On Sat, Jan 23, 2021 at 11:34 PM Stephen J. Turnbull email@example.com wrote:
I'd rather focus on just moving to UTF-8 as the default, rather than bringing in a new function - especially with such a confusing name.
I expect there are several bodies of users who will experience that as quite obnoxious for a long time to come. I *still* see a ton of stuff that is Shift JIS, a fair amount of email in ISO-2022-JP, and in China gb18030 isn't just a good idea, it's the law. (OK, the precise statement of the law is "must support", not "must use", but my Chinese students all default to GB.)
But "UTF-8 as the default if you don't specify an encoding" doesn't stop you from using all those other encodings. The only change is that, if you don't specify an encoding, you get a cross-platform consistent default that can be easily described, rather than one which depends on system settings.
The problem is that these users use some software that will create text in a national language encoding by default and other that use UTF-8 by default. So I guess Naoki's hope is that "when I'm processing Microsoft/Oracle-generated data, I use 'open_text', when it's local software I use 'open'" becomes an easy and natural reponse in such environments.
Exactly, so no single default will work.
Is there an easy way to say open("filename", encoding="use my system default") ? Currently encoding=None does that, and maybe that can be retained (just with the default becoming "utf-8"), or maybe some other keyword can be used. But that should cover the situations where you specifically *want* a platform-dependent selection.
What exactly are the blockers on making open(fn) use UTF-8 by default?
Backward incompatibility with just about every script in existence?
Or for a large number of them, sudden cross-platform compatibility that they didn't previously have. This is *fixing a bug* for many scripts.
Can the proposals be written with that as the ultimate goal (even if it's going to take X versions and multiple deprecation phases), rather than aiming for a messy goal where people aren't sure which function to use?

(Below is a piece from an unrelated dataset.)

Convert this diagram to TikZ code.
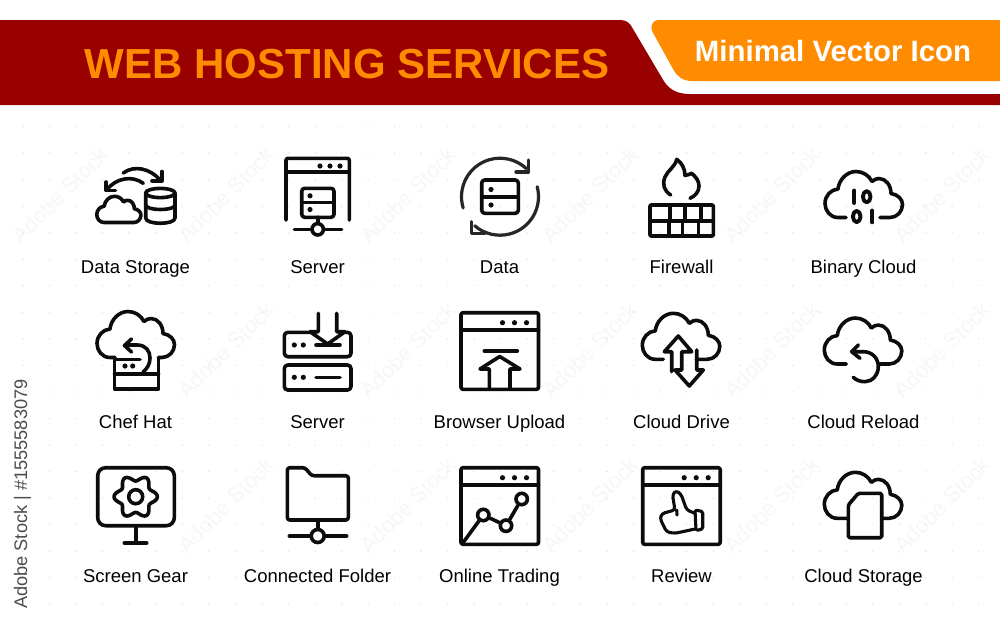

The problem is that on Windows there are a lot of installations that continue to use non-UTF-8 encodings enough that users set their preferred encoding that way. I guess that folks where the majority of their native-language alphabet is drawn from ASCII are by now almost all using UTF-8 by default, but this is not so for East Asians (who almost all still use a mixture of several encodings every day because email still often defaults to national standard encodings). I can't speak to Cyrillic, Hebrew, Arabic, Indic languages, but I wouldn't be surprised if they're somewhere in the middle.
So Windows is being a pain in the behind, once again, because it doesn't move forward. File names on Mac OS and most Linux systems will be in UTF-8, regardless of your chosen language. Why stick to other encodings as the default?
(I repeat: I am NOT advocating abolishing support for all other encodings. The ONLY thing I want to see is that UTF-8 becomes the default.)
Naoki can document that "open(..., encoding='...')" is strongly preferred to 'open_text'. Maybe a better name is "open_utf8", to discourage people who want to use non-default encodings, or programmatically chosen encodings, in that function.
TBH I don't think a separate built-in is of value here, but perhaps it'd be beneficial as an alternative to the wall-of-text help info that open() has. But I do rather like Random's and Steve's suggestion that the alternate function be specifically documented as magic. It'd actually tie in very nicely with a change of default: open() does what it's explicitly told, and has cross-platform defaults, but open_sesame() probes the file to try to guess at its encoding, attempting to use a platform-specific eight bit encoding if applicable. It'd "just work" for reading most text files, regardless of their source, as long as they came from this current computer. (All bets are off anyway if they came from some other system and are in an eight-bit encoding.)